生地着色とかすると、色がいい感じに入ってきれいなトラ杢になりますね。
個人的にトラ杢の青いものは奇抜だけど結構好きです。
合板
廉価版などで化粧板を張り付けて使われることが多いです。
合板も鳴るやつはかなりなります。
合板もいろんな種類がありますね。
最近は合板も結構材料的にありかもしれません。
サイドなどは動かないようにあえて合板にする製作者のかたもいるようです。
こういった方の使う合板は考え方も材料も廉価版のものとは違うものを使われてるんでしょうけどねぇ。
ネック材

一番触る部分ですね。
ネック材は基本的にマホガニーが使われます。
代替としてラワンなども使われます。
オールメイプルや、オールコアなどの材料は合わせてメイプルやコアなどが使われることがありますが、アコースティックギターは基本的にマホガニーが多いと思います。
指板材、ブリッジ材

指板
弦を抑えるところになるので固めな木材が使われます。
- ローズウッド
- エボニー
などが一般的かと思います。
ほかにもメイプルやココボロなどあります。
最近はウォルナットなども使われることがあるようです。
基本的に指板材に合わせてブリッジ材も同じものが使われることが多いです。
指板がエボニーなら同じくブリッジもエボニー。
指板がローズなら同じくブリッジもローズという感じです。
ブリッジ
ブリッジは弦の振動をトップに伝えるパーツになります。
材料の比重、硬さなどで音質に影響が出ます。
比重が重いほど音に芯がある、力強いイメージかなと思っています。
じゃあ重ければいいのかというわけではなく、ブレーシングや材料の固さなどとのバランスです。
そのバランスがわからないんですよねぇ・・・。
木材にもグレードがある
同じ材料でもランクがあります。
作り手目線だと、悪い木材を削っていると、ナイフを入れたときに刃が入りにくいものが多いです。

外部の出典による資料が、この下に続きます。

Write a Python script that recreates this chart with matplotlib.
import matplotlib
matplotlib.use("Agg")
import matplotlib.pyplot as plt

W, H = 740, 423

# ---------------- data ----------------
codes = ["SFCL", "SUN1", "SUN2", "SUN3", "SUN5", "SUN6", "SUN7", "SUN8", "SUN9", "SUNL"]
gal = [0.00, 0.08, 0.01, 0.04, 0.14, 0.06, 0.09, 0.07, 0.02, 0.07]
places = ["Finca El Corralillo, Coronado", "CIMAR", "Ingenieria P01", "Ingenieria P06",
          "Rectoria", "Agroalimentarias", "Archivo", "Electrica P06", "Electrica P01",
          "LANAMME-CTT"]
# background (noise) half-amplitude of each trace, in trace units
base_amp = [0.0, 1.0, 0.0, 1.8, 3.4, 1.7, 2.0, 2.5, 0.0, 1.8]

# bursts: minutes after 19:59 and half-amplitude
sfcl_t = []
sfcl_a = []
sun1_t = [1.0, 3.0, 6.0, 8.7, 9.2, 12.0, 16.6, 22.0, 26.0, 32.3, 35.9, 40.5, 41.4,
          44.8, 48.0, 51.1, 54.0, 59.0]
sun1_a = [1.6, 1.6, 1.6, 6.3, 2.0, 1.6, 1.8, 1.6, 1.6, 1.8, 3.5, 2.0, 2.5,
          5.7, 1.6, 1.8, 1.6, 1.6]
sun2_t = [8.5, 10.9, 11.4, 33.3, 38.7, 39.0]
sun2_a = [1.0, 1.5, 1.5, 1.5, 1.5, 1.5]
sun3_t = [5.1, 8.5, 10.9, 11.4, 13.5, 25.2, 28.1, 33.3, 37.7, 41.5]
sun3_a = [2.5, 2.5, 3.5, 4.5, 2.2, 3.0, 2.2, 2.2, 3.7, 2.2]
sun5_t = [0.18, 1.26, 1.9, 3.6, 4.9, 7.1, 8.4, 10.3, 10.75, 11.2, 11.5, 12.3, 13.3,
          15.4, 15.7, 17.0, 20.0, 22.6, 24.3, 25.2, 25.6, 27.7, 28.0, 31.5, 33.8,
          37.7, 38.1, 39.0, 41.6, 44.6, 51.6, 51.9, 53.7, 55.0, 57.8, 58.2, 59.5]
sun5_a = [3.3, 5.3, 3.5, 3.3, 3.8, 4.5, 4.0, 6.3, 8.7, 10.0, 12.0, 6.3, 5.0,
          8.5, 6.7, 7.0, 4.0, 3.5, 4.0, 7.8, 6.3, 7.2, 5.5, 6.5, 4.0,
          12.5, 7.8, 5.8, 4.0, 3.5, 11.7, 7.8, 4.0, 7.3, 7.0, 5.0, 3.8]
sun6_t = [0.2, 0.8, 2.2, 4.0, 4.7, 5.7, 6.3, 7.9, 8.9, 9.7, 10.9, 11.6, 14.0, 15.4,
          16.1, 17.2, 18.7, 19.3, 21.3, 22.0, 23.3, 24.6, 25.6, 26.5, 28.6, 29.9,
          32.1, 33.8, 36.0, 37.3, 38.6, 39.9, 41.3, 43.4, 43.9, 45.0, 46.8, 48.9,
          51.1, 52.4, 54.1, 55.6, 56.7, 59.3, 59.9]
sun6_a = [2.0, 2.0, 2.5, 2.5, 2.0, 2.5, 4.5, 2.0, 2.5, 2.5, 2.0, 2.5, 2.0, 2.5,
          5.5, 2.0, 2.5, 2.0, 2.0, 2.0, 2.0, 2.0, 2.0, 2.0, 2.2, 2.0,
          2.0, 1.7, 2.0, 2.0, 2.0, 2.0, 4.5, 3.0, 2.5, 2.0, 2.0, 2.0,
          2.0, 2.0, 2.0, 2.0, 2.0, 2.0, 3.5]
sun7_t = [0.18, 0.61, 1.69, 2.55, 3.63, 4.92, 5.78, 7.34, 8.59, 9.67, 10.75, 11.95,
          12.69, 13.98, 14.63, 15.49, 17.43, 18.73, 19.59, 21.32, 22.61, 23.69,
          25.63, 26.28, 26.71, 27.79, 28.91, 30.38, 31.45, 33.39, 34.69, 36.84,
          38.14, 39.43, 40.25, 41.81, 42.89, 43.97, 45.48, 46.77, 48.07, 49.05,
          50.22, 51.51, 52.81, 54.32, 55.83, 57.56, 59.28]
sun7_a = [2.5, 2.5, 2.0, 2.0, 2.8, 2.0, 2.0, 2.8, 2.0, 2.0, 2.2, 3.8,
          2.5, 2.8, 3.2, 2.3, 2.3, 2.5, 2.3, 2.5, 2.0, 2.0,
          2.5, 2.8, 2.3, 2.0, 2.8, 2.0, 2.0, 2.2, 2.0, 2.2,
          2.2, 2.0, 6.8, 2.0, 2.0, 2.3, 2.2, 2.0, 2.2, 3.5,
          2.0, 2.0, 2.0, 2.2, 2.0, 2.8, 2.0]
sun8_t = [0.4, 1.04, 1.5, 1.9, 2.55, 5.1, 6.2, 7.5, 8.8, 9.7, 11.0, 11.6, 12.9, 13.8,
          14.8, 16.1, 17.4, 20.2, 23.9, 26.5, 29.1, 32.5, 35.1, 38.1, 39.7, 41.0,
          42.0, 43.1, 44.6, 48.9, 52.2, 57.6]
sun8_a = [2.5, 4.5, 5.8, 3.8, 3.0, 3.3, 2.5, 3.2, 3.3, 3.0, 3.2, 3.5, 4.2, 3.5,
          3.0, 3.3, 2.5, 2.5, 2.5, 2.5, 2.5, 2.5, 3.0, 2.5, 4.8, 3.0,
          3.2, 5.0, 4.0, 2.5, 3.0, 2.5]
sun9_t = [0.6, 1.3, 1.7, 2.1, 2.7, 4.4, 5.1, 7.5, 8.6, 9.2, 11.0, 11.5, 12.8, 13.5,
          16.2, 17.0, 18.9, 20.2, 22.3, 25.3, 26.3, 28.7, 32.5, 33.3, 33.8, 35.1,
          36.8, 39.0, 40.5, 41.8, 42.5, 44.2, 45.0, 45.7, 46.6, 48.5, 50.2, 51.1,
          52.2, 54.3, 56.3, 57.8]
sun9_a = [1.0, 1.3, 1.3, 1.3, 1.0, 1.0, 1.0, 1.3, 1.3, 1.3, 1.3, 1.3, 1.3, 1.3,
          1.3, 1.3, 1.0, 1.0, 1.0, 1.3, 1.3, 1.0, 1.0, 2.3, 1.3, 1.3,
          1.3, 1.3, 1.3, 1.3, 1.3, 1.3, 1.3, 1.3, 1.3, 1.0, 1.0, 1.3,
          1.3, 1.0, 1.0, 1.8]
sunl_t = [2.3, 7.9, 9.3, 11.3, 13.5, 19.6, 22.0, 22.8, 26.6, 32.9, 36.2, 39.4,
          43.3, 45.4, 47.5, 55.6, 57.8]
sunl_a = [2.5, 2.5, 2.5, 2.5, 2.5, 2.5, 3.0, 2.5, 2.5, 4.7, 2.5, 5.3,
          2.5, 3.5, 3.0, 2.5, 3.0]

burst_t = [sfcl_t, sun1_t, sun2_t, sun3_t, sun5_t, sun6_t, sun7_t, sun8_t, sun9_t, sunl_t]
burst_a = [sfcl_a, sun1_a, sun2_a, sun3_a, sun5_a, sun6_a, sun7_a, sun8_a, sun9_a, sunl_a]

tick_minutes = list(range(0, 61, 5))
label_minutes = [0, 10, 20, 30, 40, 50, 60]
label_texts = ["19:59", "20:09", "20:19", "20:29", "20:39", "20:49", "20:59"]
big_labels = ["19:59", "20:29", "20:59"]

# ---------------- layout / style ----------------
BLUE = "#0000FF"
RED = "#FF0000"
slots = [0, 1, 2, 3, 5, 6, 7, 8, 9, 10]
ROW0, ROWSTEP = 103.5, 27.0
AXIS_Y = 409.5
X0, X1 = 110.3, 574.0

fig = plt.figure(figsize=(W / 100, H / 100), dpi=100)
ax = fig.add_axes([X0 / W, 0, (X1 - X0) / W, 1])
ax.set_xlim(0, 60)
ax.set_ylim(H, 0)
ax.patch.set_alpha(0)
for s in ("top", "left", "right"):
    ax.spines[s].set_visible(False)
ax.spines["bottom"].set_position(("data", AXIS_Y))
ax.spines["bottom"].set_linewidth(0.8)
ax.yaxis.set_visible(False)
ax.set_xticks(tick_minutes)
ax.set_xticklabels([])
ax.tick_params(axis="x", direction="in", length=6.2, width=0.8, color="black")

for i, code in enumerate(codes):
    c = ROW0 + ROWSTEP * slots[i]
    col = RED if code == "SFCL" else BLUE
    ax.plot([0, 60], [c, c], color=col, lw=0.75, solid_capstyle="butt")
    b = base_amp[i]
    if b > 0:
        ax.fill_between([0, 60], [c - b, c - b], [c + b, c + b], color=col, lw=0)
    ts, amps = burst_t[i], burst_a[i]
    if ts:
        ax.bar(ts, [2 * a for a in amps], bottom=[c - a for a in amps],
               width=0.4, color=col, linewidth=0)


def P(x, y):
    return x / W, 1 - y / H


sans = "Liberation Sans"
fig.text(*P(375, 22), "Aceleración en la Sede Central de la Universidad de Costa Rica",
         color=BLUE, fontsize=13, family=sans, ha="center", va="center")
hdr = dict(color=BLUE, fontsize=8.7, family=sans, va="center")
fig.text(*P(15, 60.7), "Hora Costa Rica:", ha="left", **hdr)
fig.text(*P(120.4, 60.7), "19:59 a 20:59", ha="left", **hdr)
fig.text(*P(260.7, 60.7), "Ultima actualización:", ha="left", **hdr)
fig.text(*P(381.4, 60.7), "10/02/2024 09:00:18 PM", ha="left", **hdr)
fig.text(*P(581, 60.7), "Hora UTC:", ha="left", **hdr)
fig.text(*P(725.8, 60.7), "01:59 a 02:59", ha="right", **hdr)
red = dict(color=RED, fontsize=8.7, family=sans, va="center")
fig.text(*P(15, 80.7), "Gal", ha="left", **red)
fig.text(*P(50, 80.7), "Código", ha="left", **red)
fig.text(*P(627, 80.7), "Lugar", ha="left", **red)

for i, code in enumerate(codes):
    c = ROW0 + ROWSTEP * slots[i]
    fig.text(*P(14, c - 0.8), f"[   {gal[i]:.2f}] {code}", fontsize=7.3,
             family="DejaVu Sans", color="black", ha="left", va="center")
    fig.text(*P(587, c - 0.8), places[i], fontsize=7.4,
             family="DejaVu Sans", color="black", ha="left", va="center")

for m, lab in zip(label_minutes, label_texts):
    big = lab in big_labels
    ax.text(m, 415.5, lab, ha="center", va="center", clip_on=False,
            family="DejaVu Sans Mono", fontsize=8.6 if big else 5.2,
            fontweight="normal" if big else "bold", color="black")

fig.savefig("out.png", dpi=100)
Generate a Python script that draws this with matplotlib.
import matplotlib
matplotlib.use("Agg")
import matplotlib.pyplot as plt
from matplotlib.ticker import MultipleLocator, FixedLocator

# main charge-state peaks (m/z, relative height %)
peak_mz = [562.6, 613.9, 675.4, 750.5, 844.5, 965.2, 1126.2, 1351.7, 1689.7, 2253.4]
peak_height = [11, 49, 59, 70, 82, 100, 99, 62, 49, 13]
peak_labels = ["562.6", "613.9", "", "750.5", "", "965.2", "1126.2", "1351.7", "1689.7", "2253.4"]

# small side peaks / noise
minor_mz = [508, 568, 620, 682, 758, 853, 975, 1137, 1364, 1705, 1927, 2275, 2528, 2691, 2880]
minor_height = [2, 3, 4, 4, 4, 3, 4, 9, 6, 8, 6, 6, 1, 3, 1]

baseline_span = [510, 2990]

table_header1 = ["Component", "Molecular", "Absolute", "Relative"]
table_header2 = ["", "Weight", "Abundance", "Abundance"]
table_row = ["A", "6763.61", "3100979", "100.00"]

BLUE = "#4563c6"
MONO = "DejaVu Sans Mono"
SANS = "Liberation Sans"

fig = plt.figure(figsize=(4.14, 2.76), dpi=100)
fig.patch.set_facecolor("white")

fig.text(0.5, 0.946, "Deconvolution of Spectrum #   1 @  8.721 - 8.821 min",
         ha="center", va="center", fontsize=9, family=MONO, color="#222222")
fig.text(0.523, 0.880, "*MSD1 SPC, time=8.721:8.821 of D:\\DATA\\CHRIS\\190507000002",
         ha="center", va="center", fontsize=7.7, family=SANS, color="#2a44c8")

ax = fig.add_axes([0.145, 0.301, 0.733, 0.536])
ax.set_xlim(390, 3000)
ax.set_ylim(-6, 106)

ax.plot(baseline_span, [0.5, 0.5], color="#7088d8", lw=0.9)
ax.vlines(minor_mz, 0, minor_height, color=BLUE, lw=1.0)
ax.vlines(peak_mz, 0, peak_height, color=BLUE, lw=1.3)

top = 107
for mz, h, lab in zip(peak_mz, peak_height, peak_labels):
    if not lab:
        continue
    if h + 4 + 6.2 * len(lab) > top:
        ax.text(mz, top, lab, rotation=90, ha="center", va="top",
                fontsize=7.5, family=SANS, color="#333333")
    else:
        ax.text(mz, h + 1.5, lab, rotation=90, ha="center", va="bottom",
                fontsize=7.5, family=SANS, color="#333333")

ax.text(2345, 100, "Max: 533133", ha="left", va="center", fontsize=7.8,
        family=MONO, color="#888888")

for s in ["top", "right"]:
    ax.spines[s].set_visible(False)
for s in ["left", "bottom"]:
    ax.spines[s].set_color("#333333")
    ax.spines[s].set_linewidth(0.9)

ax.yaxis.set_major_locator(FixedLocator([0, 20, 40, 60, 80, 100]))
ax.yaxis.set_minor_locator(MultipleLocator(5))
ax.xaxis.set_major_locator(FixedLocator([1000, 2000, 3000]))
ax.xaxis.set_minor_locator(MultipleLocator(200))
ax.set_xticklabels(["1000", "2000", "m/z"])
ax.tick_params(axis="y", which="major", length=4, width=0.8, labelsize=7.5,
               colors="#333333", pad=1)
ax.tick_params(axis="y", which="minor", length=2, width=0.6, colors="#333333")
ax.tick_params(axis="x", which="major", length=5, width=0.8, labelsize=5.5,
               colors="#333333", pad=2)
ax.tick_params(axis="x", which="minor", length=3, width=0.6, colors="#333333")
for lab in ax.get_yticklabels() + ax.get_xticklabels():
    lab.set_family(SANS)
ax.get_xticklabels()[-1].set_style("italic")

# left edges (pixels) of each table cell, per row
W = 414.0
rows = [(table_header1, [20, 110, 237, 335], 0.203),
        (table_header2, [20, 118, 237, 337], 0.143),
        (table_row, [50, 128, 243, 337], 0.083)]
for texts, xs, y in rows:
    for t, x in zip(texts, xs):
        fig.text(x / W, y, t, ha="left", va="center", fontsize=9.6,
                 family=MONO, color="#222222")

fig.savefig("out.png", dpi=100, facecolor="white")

全部というわけではないですが、逆目なども多く、かなり削りにくいものが多いです。
製品にするまでも大変ですし、ミスも出やすくなります。
ランクの低い材料だと年月が経ったときに変化が大きくなりやすく、耐久性にも問題が出てくるのではと考えています。
正直、年々木材の質は悪くなっていくイメージでした。
見た目にはわかりづらいですが、木材の状況は変わっていると思います。
終わりに
他にもいろんな種類の木材がギターに使われていますし、これから種類も増えていくと思います。
とある会社は桜の木を使ったギターをつくっていますね。
変わり種ですね。
当たり前ですが、木はすぐに大きくなったり、使えるようになったりするわけではないのです。
そして木材を使うためにはしっかり乾燥させる必要があります。
木は切られてからもかなり変形します。
強制的に乾燥させるということもあるのですが、急激な変化は木材への負荷が大きく、割れてしまったり、変形が大きく、材料が無駄になってしまうこともあります。
どんな安いギターでも木で作られているものがほとんどです。
有限な資源を使っているので大事に使いたいものですね。
作っていた、ということもありますが、本当にそう思います。